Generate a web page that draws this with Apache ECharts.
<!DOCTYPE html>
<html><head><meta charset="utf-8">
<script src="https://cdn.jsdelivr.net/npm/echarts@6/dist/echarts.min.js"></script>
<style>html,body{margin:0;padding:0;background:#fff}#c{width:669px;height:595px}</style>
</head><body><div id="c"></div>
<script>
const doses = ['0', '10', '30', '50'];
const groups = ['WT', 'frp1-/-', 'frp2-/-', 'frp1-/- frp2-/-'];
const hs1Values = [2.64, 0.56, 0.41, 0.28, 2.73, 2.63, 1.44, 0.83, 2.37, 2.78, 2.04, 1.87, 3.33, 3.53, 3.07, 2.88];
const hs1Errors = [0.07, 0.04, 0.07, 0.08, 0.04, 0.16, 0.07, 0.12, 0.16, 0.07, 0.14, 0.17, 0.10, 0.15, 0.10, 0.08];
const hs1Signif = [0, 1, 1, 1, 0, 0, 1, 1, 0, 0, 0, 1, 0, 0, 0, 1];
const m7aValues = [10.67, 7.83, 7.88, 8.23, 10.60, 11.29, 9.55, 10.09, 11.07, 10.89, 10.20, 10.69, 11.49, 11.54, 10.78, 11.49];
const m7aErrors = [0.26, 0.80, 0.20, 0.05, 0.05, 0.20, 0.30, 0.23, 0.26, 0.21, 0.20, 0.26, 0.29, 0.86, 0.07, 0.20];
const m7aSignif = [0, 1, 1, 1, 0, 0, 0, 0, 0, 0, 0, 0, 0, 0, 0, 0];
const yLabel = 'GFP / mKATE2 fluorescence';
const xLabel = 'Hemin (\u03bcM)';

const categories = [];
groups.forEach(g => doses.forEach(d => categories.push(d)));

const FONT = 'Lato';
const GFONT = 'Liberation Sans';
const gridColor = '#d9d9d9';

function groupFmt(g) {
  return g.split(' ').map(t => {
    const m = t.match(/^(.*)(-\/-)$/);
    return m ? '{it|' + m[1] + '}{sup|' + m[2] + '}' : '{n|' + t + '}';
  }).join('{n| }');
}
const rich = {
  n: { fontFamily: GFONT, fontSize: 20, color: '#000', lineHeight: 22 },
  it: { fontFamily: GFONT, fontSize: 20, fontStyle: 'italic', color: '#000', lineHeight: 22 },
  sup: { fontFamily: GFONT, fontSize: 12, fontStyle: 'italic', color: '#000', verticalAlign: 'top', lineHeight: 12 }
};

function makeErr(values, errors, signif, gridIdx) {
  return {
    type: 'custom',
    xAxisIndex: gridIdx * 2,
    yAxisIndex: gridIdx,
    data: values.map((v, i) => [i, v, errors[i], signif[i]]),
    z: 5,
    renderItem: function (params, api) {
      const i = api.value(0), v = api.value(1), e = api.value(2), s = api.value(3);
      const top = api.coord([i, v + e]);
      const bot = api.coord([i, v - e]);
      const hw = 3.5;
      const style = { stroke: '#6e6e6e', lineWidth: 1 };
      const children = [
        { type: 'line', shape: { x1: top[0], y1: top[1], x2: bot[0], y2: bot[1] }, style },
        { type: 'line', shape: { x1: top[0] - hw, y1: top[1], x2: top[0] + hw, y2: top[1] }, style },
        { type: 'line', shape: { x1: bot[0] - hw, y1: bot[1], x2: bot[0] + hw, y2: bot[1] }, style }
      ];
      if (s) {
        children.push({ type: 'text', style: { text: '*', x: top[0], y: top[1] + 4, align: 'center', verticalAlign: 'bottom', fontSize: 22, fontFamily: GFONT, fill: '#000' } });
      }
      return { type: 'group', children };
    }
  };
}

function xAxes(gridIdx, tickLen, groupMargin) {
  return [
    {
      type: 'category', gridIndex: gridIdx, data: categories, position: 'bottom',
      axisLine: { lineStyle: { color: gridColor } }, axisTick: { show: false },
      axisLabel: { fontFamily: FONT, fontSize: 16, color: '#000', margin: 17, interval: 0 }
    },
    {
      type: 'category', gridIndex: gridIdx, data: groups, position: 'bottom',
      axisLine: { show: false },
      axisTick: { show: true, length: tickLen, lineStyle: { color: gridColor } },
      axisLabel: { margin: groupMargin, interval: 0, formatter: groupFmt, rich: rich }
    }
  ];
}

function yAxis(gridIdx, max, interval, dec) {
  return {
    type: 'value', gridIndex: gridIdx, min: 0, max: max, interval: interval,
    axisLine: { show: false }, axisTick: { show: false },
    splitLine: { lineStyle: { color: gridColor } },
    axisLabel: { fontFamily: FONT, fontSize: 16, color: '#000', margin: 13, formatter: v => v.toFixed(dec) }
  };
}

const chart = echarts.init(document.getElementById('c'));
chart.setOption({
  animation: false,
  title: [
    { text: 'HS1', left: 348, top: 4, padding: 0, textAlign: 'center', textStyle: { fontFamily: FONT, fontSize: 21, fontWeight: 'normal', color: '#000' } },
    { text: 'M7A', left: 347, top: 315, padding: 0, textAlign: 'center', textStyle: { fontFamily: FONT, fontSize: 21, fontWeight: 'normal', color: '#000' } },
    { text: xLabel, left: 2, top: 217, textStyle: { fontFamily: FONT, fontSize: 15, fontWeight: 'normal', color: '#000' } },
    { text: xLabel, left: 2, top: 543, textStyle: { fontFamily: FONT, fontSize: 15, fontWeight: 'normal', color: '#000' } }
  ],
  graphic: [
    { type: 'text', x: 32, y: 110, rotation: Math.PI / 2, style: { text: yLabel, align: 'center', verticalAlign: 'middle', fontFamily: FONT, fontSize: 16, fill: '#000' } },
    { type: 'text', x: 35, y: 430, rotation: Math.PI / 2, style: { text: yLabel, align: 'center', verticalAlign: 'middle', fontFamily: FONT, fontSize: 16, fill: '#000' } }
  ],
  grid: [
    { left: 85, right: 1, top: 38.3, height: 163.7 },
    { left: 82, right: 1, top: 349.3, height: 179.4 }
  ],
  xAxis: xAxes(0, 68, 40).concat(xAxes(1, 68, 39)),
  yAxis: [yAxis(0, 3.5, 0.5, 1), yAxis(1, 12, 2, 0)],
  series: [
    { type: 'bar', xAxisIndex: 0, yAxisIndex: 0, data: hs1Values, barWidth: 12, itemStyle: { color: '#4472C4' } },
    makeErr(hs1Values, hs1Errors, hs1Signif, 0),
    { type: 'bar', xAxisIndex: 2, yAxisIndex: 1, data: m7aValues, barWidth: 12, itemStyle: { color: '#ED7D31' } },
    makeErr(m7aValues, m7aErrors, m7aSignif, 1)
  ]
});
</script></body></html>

* * * *

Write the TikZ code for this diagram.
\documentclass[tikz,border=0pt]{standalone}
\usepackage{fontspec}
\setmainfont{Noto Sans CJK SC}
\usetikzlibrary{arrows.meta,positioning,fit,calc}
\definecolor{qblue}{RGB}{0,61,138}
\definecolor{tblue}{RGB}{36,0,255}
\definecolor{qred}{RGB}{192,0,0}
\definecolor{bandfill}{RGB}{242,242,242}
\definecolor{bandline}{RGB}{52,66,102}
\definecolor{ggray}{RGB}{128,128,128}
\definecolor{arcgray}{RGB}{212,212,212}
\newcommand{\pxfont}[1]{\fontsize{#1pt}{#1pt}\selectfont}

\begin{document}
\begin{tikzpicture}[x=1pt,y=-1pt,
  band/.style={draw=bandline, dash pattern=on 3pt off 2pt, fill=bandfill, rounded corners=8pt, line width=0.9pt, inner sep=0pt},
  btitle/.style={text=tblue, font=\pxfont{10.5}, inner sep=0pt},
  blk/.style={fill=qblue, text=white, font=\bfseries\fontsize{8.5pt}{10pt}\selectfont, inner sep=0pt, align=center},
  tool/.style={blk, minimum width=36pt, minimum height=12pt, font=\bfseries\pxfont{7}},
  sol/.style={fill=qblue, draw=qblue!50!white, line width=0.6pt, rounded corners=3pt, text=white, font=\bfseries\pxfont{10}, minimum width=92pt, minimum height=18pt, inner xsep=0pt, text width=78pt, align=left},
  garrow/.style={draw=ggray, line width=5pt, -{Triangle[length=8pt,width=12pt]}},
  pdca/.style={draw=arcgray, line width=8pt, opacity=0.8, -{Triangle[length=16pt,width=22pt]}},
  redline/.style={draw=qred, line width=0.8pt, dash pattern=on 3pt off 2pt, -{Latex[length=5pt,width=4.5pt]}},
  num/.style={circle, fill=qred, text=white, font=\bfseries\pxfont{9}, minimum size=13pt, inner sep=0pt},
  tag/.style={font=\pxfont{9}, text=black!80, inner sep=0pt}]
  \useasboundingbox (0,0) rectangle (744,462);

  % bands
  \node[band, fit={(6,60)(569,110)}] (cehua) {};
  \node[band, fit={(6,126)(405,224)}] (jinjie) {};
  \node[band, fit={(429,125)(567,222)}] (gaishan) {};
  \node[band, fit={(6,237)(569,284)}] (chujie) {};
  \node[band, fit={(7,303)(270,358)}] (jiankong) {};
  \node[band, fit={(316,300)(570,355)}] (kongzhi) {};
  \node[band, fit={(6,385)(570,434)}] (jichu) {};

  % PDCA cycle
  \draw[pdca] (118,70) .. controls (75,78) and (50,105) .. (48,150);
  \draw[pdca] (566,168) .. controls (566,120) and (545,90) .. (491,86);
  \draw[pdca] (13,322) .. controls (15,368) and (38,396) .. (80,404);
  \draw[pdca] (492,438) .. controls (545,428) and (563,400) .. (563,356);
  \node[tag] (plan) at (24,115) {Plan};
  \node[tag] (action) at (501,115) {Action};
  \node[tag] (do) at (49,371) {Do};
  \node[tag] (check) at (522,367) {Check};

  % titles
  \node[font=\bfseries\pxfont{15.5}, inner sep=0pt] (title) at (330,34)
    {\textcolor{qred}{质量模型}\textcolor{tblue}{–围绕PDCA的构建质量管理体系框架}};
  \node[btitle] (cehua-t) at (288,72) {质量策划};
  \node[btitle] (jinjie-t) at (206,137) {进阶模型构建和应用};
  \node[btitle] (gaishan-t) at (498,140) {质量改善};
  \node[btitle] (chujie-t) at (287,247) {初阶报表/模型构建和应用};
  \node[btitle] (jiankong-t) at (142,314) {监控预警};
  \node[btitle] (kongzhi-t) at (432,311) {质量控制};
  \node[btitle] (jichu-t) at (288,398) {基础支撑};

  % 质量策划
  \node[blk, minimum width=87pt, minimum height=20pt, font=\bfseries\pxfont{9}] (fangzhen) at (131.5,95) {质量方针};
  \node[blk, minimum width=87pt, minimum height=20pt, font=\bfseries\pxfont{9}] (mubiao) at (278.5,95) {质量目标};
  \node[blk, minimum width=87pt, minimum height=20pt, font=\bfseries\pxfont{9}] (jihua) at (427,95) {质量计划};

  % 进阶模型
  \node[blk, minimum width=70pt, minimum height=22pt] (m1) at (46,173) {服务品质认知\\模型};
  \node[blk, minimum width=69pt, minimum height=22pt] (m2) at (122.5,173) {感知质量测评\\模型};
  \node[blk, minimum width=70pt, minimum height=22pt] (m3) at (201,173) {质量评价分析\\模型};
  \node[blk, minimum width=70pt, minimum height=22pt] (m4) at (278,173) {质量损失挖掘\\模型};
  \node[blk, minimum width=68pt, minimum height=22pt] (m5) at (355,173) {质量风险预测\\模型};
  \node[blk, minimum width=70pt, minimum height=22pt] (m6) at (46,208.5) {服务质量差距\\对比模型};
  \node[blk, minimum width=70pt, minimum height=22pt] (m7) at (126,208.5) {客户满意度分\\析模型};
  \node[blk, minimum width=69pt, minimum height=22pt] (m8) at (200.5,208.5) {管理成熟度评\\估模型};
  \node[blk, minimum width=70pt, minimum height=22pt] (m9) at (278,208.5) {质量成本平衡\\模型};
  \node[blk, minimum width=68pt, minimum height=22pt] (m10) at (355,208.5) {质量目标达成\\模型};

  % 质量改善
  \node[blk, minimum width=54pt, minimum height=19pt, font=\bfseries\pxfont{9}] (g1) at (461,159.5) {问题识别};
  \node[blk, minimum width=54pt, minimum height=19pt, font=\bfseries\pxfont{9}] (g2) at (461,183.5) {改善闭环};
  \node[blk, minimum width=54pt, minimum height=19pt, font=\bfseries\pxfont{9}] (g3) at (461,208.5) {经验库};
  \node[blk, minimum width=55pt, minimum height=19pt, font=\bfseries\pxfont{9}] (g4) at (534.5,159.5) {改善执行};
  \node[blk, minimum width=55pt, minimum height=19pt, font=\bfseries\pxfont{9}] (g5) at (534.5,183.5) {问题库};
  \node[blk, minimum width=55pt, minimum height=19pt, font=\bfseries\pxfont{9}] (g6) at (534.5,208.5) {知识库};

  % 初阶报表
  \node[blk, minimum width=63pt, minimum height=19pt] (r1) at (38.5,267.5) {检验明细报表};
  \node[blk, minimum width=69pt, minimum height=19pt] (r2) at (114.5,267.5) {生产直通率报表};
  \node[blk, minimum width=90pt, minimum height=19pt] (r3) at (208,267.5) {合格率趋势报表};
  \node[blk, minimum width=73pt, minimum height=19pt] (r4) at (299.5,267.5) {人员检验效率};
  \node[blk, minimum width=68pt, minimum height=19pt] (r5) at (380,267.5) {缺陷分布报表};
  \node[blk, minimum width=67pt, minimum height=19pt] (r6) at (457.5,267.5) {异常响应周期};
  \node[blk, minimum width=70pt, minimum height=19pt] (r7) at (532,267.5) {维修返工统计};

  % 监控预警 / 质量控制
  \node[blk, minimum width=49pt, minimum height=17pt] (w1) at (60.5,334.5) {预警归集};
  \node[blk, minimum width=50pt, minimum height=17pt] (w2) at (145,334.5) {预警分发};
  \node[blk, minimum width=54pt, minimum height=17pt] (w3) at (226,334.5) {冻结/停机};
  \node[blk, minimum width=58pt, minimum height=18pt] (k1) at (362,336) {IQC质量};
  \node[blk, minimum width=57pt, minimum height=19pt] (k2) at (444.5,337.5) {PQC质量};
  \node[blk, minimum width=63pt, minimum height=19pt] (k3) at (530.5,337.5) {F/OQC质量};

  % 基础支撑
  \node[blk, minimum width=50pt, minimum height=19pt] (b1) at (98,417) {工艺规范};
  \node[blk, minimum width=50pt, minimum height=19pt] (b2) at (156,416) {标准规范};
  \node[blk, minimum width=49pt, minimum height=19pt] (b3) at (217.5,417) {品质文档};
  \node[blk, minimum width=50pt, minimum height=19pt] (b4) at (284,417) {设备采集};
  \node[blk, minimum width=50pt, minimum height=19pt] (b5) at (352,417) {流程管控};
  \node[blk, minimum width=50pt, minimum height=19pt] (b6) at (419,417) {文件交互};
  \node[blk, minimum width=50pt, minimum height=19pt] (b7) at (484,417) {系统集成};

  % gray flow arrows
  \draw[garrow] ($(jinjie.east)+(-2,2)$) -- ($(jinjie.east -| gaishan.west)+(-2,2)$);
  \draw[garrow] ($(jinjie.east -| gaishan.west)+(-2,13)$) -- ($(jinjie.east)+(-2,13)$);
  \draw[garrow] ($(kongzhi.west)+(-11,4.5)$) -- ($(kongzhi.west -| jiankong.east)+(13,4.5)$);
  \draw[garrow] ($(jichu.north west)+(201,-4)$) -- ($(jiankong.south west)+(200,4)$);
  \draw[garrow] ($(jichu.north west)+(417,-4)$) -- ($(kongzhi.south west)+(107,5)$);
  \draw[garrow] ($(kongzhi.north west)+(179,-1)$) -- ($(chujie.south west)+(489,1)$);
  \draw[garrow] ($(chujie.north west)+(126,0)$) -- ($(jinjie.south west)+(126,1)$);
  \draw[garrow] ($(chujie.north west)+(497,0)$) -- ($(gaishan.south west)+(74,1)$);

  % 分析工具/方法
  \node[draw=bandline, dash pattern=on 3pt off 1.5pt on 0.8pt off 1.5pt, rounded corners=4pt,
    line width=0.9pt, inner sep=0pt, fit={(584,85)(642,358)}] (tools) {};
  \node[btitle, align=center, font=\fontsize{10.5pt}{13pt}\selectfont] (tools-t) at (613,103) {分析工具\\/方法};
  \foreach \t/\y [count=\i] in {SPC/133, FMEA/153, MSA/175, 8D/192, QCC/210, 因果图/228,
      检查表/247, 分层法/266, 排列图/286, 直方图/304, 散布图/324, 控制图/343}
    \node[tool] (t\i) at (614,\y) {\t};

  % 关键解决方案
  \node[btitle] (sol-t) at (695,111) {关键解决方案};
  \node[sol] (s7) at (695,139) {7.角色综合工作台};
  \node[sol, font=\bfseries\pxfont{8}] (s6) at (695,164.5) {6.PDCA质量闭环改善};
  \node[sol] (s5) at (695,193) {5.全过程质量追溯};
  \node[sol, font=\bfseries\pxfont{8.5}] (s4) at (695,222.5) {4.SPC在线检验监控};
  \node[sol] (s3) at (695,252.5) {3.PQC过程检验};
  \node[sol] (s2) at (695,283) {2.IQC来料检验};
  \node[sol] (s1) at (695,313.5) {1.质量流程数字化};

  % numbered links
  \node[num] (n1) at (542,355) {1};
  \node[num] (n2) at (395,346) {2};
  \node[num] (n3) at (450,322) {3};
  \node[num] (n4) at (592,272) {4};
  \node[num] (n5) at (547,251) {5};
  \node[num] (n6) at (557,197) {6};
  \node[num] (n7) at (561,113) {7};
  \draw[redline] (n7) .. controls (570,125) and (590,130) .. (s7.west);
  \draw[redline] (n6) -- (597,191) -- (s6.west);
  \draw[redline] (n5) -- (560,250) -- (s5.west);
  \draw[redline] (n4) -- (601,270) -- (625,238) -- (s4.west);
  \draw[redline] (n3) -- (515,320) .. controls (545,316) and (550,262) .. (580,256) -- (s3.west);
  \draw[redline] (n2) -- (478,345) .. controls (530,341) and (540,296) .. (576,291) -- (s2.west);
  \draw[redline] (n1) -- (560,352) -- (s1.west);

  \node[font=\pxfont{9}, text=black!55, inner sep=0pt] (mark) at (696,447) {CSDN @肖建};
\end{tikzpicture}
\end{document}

* * * *

▶ [To be done]: Give only the number of lines in the records that contain the string "this".

▶ [Full answer]: 2